(Direction) Write out the listing, please, but only from its first line through the line containing "import plotly.graph_objects as go", exactly as given and without pictures.

# # #

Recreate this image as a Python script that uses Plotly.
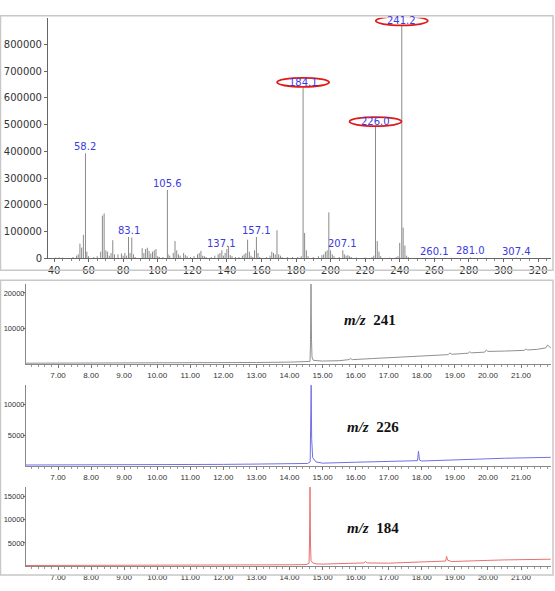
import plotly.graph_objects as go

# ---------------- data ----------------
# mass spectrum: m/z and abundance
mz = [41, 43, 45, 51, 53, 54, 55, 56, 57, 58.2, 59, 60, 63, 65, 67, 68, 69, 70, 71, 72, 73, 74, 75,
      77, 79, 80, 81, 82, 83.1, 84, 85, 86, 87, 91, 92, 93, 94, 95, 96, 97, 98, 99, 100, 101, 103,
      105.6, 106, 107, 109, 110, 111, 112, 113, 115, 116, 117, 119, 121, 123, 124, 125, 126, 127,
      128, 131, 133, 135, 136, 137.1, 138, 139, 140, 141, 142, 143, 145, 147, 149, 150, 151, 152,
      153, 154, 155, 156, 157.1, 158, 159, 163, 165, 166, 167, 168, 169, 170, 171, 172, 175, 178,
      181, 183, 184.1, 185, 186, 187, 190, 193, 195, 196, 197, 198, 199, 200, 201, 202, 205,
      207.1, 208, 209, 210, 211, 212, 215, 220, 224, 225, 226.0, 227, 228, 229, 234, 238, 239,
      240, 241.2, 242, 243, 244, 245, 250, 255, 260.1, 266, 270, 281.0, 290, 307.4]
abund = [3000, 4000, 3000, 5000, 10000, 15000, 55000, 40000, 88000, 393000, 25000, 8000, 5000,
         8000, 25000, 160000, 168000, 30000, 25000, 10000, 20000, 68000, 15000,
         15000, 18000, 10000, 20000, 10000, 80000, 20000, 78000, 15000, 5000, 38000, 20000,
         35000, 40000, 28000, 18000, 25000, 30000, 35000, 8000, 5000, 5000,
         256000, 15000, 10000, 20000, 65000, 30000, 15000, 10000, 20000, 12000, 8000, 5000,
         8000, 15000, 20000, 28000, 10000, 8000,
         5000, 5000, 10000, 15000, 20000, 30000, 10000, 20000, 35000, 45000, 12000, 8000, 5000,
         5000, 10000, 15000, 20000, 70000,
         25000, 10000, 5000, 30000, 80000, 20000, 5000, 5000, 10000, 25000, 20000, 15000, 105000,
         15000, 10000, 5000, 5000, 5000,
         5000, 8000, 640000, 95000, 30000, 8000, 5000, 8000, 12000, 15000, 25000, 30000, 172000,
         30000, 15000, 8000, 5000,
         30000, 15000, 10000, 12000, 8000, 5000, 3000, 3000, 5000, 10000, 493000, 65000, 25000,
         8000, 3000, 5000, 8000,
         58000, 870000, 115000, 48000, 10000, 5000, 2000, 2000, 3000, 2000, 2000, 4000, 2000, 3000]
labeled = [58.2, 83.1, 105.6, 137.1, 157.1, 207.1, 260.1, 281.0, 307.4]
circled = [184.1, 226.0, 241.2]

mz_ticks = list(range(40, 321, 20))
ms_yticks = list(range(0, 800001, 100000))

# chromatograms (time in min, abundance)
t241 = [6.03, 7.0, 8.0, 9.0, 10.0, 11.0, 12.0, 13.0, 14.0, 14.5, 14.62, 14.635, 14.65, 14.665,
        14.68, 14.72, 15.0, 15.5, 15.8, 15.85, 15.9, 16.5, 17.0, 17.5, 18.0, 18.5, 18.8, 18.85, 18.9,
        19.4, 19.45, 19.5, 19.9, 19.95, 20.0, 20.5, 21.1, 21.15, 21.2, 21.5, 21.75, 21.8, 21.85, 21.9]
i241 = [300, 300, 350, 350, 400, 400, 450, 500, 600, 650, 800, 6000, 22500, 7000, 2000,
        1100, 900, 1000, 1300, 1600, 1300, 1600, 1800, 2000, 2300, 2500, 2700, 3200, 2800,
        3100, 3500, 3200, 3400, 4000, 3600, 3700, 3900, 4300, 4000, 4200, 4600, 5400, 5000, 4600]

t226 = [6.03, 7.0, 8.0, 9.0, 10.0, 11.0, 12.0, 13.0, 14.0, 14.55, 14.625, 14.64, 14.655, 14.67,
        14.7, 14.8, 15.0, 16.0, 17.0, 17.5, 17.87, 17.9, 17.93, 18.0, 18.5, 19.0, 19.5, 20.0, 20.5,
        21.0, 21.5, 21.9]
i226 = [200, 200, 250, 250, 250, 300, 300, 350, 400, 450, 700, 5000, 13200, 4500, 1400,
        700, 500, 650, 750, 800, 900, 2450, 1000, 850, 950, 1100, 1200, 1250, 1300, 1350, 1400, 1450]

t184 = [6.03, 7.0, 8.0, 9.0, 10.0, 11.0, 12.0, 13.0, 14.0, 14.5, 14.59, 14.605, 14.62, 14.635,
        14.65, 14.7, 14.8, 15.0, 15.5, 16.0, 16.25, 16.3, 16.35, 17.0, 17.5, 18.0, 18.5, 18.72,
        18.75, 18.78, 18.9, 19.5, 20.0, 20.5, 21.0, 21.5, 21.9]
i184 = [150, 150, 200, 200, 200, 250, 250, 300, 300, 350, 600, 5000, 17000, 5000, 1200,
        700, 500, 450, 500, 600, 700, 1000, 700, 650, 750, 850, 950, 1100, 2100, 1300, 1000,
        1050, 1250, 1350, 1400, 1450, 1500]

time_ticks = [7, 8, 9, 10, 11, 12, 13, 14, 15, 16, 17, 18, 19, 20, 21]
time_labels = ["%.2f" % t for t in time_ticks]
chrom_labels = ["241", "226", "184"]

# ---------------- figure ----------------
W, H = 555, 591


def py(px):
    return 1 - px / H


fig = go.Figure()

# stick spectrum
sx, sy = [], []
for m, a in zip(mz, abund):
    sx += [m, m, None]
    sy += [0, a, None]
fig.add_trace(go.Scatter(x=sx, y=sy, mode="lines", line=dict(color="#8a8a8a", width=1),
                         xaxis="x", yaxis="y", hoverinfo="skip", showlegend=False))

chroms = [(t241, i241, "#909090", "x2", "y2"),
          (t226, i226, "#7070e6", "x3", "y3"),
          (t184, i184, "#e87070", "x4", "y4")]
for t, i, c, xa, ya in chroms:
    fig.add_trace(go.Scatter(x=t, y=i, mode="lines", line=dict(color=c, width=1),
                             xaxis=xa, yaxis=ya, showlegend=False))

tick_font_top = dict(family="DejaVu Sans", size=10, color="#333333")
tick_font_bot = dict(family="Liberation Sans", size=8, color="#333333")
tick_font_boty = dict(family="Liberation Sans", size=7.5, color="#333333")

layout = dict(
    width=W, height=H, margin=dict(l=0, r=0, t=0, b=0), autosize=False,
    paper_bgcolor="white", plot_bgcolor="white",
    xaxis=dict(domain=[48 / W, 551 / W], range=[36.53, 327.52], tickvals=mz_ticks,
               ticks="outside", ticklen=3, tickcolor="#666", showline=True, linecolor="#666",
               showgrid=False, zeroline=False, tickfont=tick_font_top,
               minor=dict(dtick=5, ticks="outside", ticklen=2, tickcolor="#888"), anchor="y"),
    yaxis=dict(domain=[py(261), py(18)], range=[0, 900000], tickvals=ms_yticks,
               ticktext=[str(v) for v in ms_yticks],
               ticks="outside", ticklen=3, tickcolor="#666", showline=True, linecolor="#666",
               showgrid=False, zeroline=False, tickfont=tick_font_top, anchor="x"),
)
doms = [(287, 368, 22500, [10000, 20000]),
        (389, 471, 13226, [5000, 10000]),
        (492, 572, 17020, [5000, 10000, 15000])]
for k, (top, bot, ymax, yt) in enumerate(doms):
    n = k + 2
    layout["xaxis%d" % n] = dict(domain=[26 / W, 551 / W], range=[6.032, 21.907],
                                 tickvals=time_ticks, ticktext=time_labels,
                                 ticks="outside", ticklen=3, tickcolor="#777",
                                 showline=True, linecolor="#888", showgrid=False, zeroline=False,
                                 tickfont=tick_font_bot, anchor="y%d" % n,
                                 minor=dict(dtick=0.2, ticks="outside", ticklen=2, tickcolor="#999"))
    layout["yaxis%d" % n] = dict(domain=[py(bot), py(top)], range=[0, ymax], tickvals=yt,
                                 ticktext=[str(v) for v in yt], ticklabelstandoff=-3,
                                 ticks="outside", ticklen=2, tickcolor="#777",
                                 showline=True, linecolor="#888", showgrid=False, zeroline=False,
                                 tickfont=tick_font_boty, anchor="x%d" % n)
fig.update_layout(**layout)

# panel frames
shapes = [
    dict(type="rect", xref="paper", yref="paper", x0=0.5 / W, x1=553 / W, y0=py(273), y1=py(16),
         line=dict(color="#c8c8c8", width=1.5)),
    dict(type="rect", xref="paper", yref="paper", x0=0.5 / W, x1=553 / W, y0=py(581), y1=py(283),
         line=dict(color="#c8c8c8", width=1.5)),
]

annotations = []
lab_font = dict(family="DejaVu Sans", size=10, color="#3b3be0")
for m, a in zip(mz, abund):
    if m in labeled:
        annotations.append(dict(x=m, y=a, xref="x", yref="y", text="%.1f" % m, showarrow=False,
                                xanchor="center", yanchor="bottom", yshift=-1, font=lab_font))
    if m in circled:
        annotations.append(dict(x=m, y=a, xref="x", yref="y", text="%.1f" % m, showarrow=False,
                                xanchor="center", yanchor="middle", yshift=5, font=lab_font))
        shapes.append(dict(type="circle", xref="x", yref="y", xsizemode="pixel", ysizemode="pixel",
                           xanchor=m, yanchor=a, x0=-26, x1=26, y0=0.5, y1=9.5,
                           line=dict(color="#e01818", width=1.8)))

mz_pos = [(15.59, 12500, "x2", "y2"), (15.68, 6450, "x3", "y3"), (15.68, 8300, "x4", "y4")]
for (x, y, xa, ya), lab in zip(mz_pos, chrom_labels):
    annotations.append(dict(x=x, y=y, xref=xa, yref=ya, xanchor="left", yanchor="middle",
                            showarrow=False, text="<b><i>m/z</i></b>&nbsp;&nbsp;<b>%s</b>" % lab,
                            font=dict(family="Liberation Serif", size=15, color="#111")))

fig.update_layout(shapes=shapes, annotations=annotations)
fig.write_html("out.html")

# # #

(Response)
Recreate this image as a Python script that uses Plotly.
import plotly.graph_objects as go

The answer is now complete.